Tuesday, June 5, 2012

Keesha's House by Helen Frost

Keesha has found a safe place to live, and other kids gravitate to her house when they just can’t make it on their own. They are Stephie – pregnant, trying to make the right decisions for herself and those she cares about; Jason – Stephie’s boyfriend, torn between his responsibility to Stephie and the baby and the promise of a college basketball career; Dontay – in foster care while his parents are in prison, feeling unwanted both inside and outside the system; Carmen – arrested on a DUI charge, waiting in a juvenile detention center for a judge to hear her case; Harris – disowned by his father after disclosing that he’s gay, living in his car, and taking care of himself; Katie – angry at her mother’s loyalty to an abusive stepfather, losing herself in long hours of work and school.
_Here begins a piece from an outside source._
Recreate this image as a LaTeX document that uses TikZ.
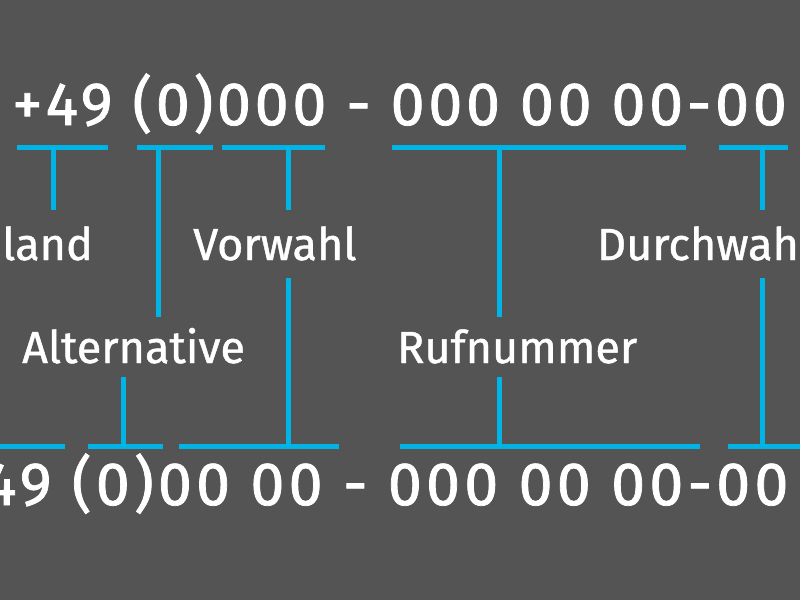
\documentclass[tikz,border=0pt]{standalone}
\usepackage{fontspec}
\setmainfont{Fira Sans}
\newfontfamily\numfont{Fira Sans}[LetterSpace=6,FakeBold=1.2]
\newfontfamily\numbotfont{Fira Sans}[LetterSpace=6.8,FakeBold=1.2]
\newfontfamily\lblfont{Fira Sans}[FakeBold=1]
\usepackage{xcolor}
\usepackage{tikz}

\definecolor{slate}{HTML}{545454}
\definecolor{skyline}{HTML}{00B5E6}

\tikzset{
  bar/.style={skyline,line width=5pt},
  numtext/.style={white,inner sep=0pt,anchor=base west,font=\numfont\fontsize{61}{61}\selectfont},
  numbottext/.style={numtext,font=\numbotfont\fontsize{61}{61}\selectfont},
  lbltext/.style={white,inner sep=0pt,anchor=base west,font=\lblfont\fontsize{45}{45}\selectfont}
}

\begin{document}
\begin{tikzpicture}[x=1pt,y=-1pt]
\fill[slate] (0,0) rectangle (800,600);
\clip (0,0) rectangle (800,600);
% numbers
\node[numtext] (numtop) at (12,125) {+49 (0)000 - 000 00 00-00};
\node[numbottext] (numbot) at (-50,505) {+49 (0)00 00 - 000 00 00-00};
% labels
\node[lbltext] (land) at (2,260) {land};
\node[lbltext] (vorwahl) at (193,260) {Vorwahl};
\node[lbltext] (durchwahl) at (597,260) {Durchwahl};
\node[lbltext] (alternative) at (22,363) {Alternative};
\node[lbltext] (rufnummer) at (397,363) {Rufnummer};
% top bars
\draw[bar] (17,147) -- (108,147);
\draw[bar] (137,147) -- (213,147);
\draw[bar] (222,147) -- (325,147);
\draw[bar] (392,147) -- (686,147);
\draw[bar] (719,147) -- (788,147);
% bottom bars
\draw[bar] (0,446) -- (65,446);
\draw[bar] (88,446) -- (163,446);
\draw[bar] (179,446) -- (339,446);
\draw[bar] (400,446) -- (700,446);
\draw[bar] (728,446) -- (800,446);
% stems
\coordinate (landtop) at (53,147);
\coordinate (alttop) at (158,147);
\coordinate (vortop) at (288,147);
\coordinate (ruftop) at (499,147);
\coordinate (durtop) at (762,147);
\coordinate (altbot) at (123,446);
\coordinate (vorbot) at (288,446);
\coordinate (rufbot) at (499,446);
\coordinate (durbot) at (762,446);
\draw[bar] (landtop) -- ++(0,63);
\draw[bar] (alttop) -- ++(0,170);
\draw[bar] (vortop) -- ++(0,63);
\draw[bar] (ruftop) -- ++(0,170);
\draw[bar] (durtop) -- ++(0,63);
\draw[bar] (altbot) -- ++(0,-69);
\draw[bar] (vorbot) -- ++(0,-168);
\draw[bar] (rufbot) -- ++(0,-69);
\draw[bar] (durbot) -- ++(0,-168);
\end{tikzpicture}
\end{document}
Stretching the boundaries of traditional poetic forms – sestinas and sonnets – Helen Frost’s extraordinary debut novel for young adults weaves together the stories of these seven teenagers as they courageously struggle to hold their lives together and overcome their difficulties.

I've read a book similar to this some months ago called The Bronx  Masquerade by Nikki Grimes, and I loved it. Now, Keesha's House is a sobering book about teenage difficulties and running away. It's hard to think of situations like that which actually happen, but it does. And it's even more real to me when one of the charcters has the same name as myself.

This book is a pretty quick read; I read it in about an hour, but it's not something to just fly through without thinking about it. These stories are special and they need to be heard. An interesting aspect of this story is that it's written in poetry instead of prose (sentences and paragraphs). Usually, I'm not too fond of poetry styled stories, but after a few chapters, I was able to swallow my pride and enjoy it.

There isn't a lot I can say about the characters because there are so many and they all are so different, but in a funny way, they all fit together. They're like the Island of Misfit Toys.  Overall, it's relatively easy to follow and it's great that you can read different perspectives of a character's tale from other characters. This book also won "Best Children's Book of the Year" award a while ago, but I have to say, it is NOT a children's book. These are very adult situations brought upon youth, and it's tough. If I understood correctly, there is a character of 14 who runs away from home! It's not really for the people who enjoy light, fluffy stories.